The regiment took part in the capture of Fort Pillow on April 12, 1864, where Bell's brigade was placed temporarily under the command of Brigadier General James Ronald Chalmers. The regimental played an instrumental role at the Battle of Brice's Cross Roads, June 10, 1864, where Barteau's flanking attack on the Union rear caused a rout and a major defeat for the Federal troops. Its next major engagement was the Battle of Harrisburg, July 13–15, 1864. Here the brigade had been increased by the addition of the 18th (Newsom's) Tennessee Cavalry Regiment. Barteau's Regiment suffered 66 casualties, including Colonel Barteau, who was wounded and furloughed.

It was with General Forrest on his raid into Middle Tennessee, beginning with the capture of Athens, Alabama, on September 24, and ending with the recrossing of the Tennessee River October 8, 1864. As part of Buford's Division, it took part in General John Bell Hood's invasion of Tennessee in November 1864, and withdrew into Mississippi again, after this campaign ended in disaster at Nashville.

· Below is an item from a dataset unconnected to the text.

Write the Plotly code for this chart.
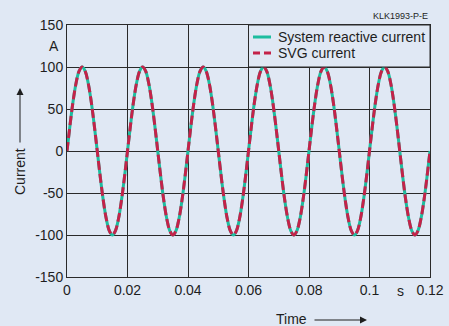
import plotly.graph_objects as go

# sample times (s), read every 1 ms
time_s = [round(i * 0.001, 3) for i in range(121)]

# values (A)
system_reactive_current = [
    0, 31, 59, 81, 95, 100, 95, 81, 59, 31, 0, -31, -59, -81, -95, -100, -95, -81, -59, -31,
    0, 31, 59, 81, 95, 100, 95, 81, 59, 31, 0, -31, -59, -81, -95, -100, -95, -81, -59, -31,
    0, 31, 59, 81, 95, 100, 95, 81, 59, 31, 0, -31, -59, -81, -95, -100, -95, -81, -59, -31,
    0, 31, 59, 81, 95, 100, 95, 81, 59, 31, 0, -31, -59, -81, -95, -100, -95, -81, -59, -31,
    0, 31, 59, 81, 95, 100, 95, 81, 59, 31, 0, -31, -59, -81, -95, -100, -95, -81, -59, -31,
    0, 31, 59, 81, 95, 100, 95, 81, 59, 31, 0, -31, -59, -81, -95, -100, -95, -81, -59, -31,
    0,
]
svg_current = [
    0, 31, 59, 81, 95, 100, 95, 81, 59, 31, 0, -31, -59, -81, -95, -100, -95, -81, -59, -31,
    0, 31, 59, 81, 95, 100, 95, 81, 59, 31, 0, -31, -59, -81, -95, -100, -95, -81, -59, -31,
    0, 31, 59, 81, 95, 100, 95, 81, 59, 31, 0, -31, -59, -81, -95, -100, -95, -81, -59, -31,
    0, 31, 59, 81, 95, 100, 95, 81, 59, 31, 0, -31, -59, -81, -95, -100, -95, -81, -59, -31,
    0, 31, 59, 81, 95, 100, 95, 81, 59, 31, 0, -31, -59, -81, -95, -100, -95, -81, -59, -31,
    0, 31, 59, 81, 95, 100, 95, 81, 59, 31, 0, -31, -59, -81, -95, -100, -95, -81, -59, -31,
    0,
]

series_names = ["System reactive current", "SVG current"]
x_ticks = [0, 0.02, 0.04, 0.06, 0.08, 0.1, 0.12]
x_tick_labels = ["0", "0.02", "0.04", "0.06", "0.08", "0.1", "0.12"]
y_ticks = [-150, -100, -50, 0, 50, 100, 150]
y_tick_labels = ["-150", "-100", "-50", "0", "50", "100", "150"]

BG = "#e0e8f4"
GRID = "#2a2a2a"
TEXT = "#1e1e1e"
TEAL = "#1dbd9f"
RED = "#c42249"
FONT = "Liberation Sans, Arial, sans-serif"
DASH = "9px,4px"

W, H = 449, 326
L, R, T, B = 67, 19, 25, 49
pw, ph = W - L - R, H - T - B
def px(x):
    return (x - L) / pw
def py(y):
    return (H - B - y) / ph

fig = go.Figure()
fig.add_trace(go.Scatter(
    x=time_s, y=system_reactive_current, mode="lines", name=series_names[0],
    line=dict(color=TEAL, width=3, shape="spline"), showlegend=False,
))
fig.add_trace(go.Scatter(
    x=time_s, y=svg_current, mode="lines", name=series_names[1],
    line=dict(color=RED, width=3, shape="spline", dash=DASH), showlegend=False,
))

# legend box covering the top-right grid cells
fig.add_shape(type="rect", xref="x", yref="y", x0=0.06, x1=0.12, y0=100, y1=150,
              fillcolor=BG, line=dict(color=GRID, width=1), layer="above")
# legend samples
fig.add_shape(type="line", xref="paper", yref="paper", x0=px(253), x1=px(271),
              y0=py(37), y1=py(37), line=dict(color=TEAL, width=3), layer="above")
fig.add_shape(type="line", xref="paper", yref="paper", x0=px(253), x1=px(271),
              y0=py(53), y1=py(53), line=dict(color=RED, width=3, dash="7px,4px"), layer="above")
fig.add_annotation(text=series_names[0], x=px(276), y=py(37), xref="paper", yref="paper",
                   xanchor="left", yanchor="middle", showarrow=False,
                   font=dict(size=14, color=TEXT))
fig.add_annotation(text=series_names[1], x=px(276), y=py(53), xref="paper", yref="paper",
                   xanchor="left", yanchor="middle", showarrow=False,
                   font=dict(size=14, color=TEXT))

fig.update_layout(
    width=W, height=H,
    margin=dict(l=L, r=R, t=T, b=B, autoexpand=False),
    paper_bgcolor=BG, plot_bgcolor=BG,
    font=dict(family=FONT, size=14, color=TEXT),
    showlegend=False,
    xaxis=dict(range=[0, 0.12], tickvals=x_ticks, ticktext=x_tick_labels,
               showgrid=True, gridcolor=GRID, gridwidth=1,
               showline=True, linecolor=GRID, linewidth=1, mirror=True,
               zeroline=False, ticks="", tickfont=dict(size=14, color=TEXT)),
    yaxis=dict(range=[-150, 150], tickvals=y_ticks, ticktext=y_tick_labels,
               showgrid=True, gridcolor=GRID, gridwidth=1,
               showline=True, linecolor=GRID, linewidth=1, mirror=True,
               zeroline=False, ticks="", tickfont=dict(size=14, color=TEXT)),
)

fig.add_annotation(text="A", x=px(61), y=py(46), xref="paper", yref="paper",
                   xanchor="right", yanchor="middle",
                   showarrow=False, font=dict(size=14, color=TEXT))
fig.add_annotation(text="s", x=px(400), y=py(291), xref="paper", yref="paper",
                   xanchor="center", yanchor="middle",
                   showarrow=False, font=dict(size=14, color=TEXT))
fig.add_annotation(text="KLK1993-P-E", x=px(430), y=py(16), xref="paper", yref="paper",
                   xanchor="right", yanchor="middle",
                   showarrow=False, font=dict(size=9, color=TEXT))
fig.add_annotation(text="Current", x=px(20), y=py(172), xref="paper", yref="paper", textangle=-90,
                   xanchor="center", yanchor="middle",
                   showarrow=False, font=dict(size=14, color=TEXT))
fig.add_annotation(text="Time", x=px(309), y=py(319), xref="paper", yref="paper",
                   xanchor="right", yanchor="middle",
                   showarrow=False, font=dict(size=14, color=TEXT))

# arrows (up for Current, right for Time)
fig.add_annotation(x=px(20), y=py(88), ax=0, ay=56, xref="paper", yref="paper",
                   axref="pixel", ayref="pixel", text="", showarrow=True,
                   arrowhead=2, arrowsize=1.4, arrowwidth=1, arrowcolor=TEXT)
fig.add_annotation(x=px(367), y=py(320), ax=-54, ay=0, xref="paper", yref="paper",
                   axref="pixel", ayref="pixel", text="", showarrow=True,
                   arrowhead=2, arrowsize=1.4, arrowwidth=1, arrowcolor=TEXT)

fig.write_html("out.html", config={"displayModeBar": False},
               post_script="document.body.style.margin='0';document.body.style.overflow='hidden';")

On February 13, 1865, General Forrest ordered all the Tennessee forces in his command to report to Brigadier General William Hicks Jackson, for consolidation into six regiments. As a result of this order the regiment was consolidated with the 21st (Wilson's) Regiment to form the 21st and 22nd Consolidated Tennessee Cavalry Regiment. On May 3, 1865, still in Bell's Brigade, the consolidated regiment reported 31 officers, 317 men present for duty, 260 effectives, 423 aggregate present, 641 aggregate present and absent.

The consolidated regiment was paroled at Gainesville, Alabama, in May, 1865.